(Plotting code records)
+===+

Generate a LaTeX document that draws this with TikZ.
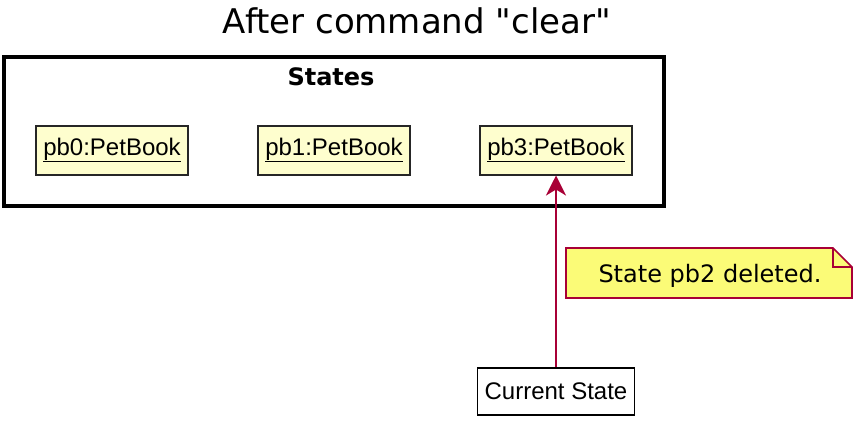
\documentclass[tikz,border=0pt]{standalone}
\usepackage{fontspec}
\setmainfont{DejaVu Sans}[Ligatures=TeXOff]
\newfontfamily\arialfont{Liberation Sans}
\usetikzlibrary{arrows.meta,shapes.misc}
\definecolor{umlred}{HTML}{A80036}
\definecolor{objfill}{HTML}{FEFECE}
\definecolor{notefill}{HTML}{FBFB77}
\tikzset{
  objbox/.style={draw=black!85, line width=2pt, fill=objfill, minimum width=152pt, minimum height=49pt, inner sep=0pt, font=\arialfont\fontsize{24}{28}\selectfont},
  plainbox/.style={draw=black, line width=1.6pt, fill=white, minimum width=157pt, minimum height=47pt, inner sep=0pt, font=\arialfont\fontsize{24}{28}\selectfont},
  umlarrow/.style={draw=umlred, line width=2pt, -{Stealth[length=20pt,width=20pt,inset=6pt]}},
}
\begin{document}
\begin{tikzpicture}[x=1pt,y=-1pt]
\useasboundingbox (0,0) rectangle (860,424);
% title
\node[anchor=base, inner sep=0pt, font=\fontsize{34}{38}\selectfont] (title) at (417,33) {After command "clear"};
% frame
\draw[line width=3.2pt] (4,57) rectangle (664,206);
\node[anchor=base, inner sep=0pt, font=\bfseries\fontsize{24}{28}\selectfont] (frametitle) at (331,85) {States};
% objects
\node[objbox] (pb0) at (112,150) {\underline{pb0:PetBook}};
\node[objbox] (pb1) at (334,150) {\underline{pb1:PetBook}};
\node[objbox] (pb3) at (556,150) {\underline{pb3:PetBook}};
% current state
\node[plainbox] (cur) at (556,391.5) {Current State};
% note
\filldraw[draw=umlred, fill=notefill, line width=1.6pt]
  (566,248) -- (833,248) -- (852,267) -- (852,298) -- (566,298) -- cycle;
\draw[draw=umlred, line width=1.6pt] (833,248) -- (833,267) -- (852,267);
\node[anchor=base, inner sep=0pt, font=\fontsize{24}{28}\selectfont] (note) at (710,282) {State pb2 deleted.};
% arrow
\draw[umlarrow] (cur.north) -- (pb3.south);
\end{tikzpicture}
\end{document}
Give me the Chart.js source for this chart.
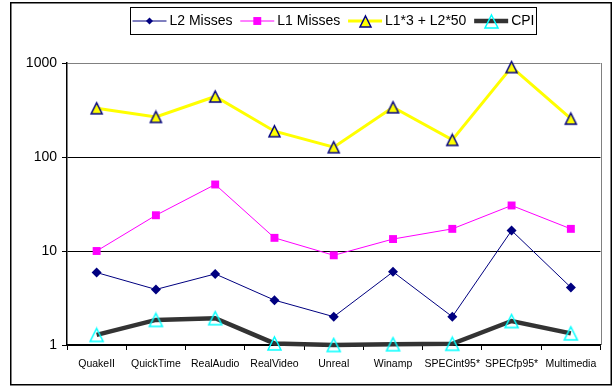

+===+

DIRECTIONS FOR THIS TASK ->
Leave out the pictures and return every record word for word.

REPLY TO THE EXERCISE ->
Generate a LaTeX document that draws this with TikZ.
\documentclass[tikz,border=0pt]{standalone}
\usepackage{fontspec}
\setmainfont{DejaVu Sans}[Ligatures=TeXOff]
\newfontfamily\arialfont{Liberation Sans}
\usetikzlibrary{arrows.meta,shapes.misc}
\definecolor{umlred}{HTML}{A80036}
\definecolor{objfill}{HTML}{FEFECE}
\definecolor{notefill}{HTML}{FBFB77}
\tikzset{
  objbox/.style={draw=black!85, line width=2pt, fill=objfill, minimum width=152pt, minimum height=49pt, inner sep=0pt, font=\arialfont\fontsize{24}{28}\selectfont},
  plainbox/.style={draw=black, line width=1.6pt, fill=white, minimum width=157pt, minimum height=47pt, inner sep=0pt, font=\arialfont\fontsize{24}{28}\selectfont},
  umlarrow/.style={draw=umlred, line width=2pt, -{Stealth[length=20pt,width=20pt,inset=6pt]}},
}
\begin{document}
\begin{tikzpicture}[x=1pt,y=-1pt]
\useasboundingbox (0,0) rectangle (860,424);
% title
\node[anchor=base, inner sep=0pt, font=\fontsize{34}{38}\selectfont] (title) at (417,33) {After command "clear"};
% frame
\draw[line width=3.2pt] (4,57) rectangle (664,206);
\node[anchor=base, inner sep=0pt, font=\bfseries\fontsize{24}{28}\selectfont] (frametitle) at (331,85) {States};
% objects
\node[objbox] (pb0) at (112,150) {\underline{pb0:PetBook}};
\node[objbox] (pb1) at (334,150) {\underline{pb1:PetBook}};
\node[objbox] (pb3) at (556,150) {\underline{pb3:PetBook}};
% current state
\node[plainbox] (cur) at (556,391.5) {Current State};
% note
\filldraw[draw=umlred, fill=notefill, line width=1.6pt]
  (566,248) -- (833,248) -- (852,267) -- (852,298) -- (566,298) -- cycle;
\draw[draw=umlred, line width=1.6pt] (833,248) -- (833,267) -- (852,267);
\node[anchor=base, inner sep=0pt, font=\fontsize{24}{28}\selectfont] (note) at (710,282) {State pb2 deleted.};
% arrow
\draw[umlarrow] (cur.north) -- (pb3.south);
\end{tikzpicture}
\end{document}
Give me the Chart.js source for this chart.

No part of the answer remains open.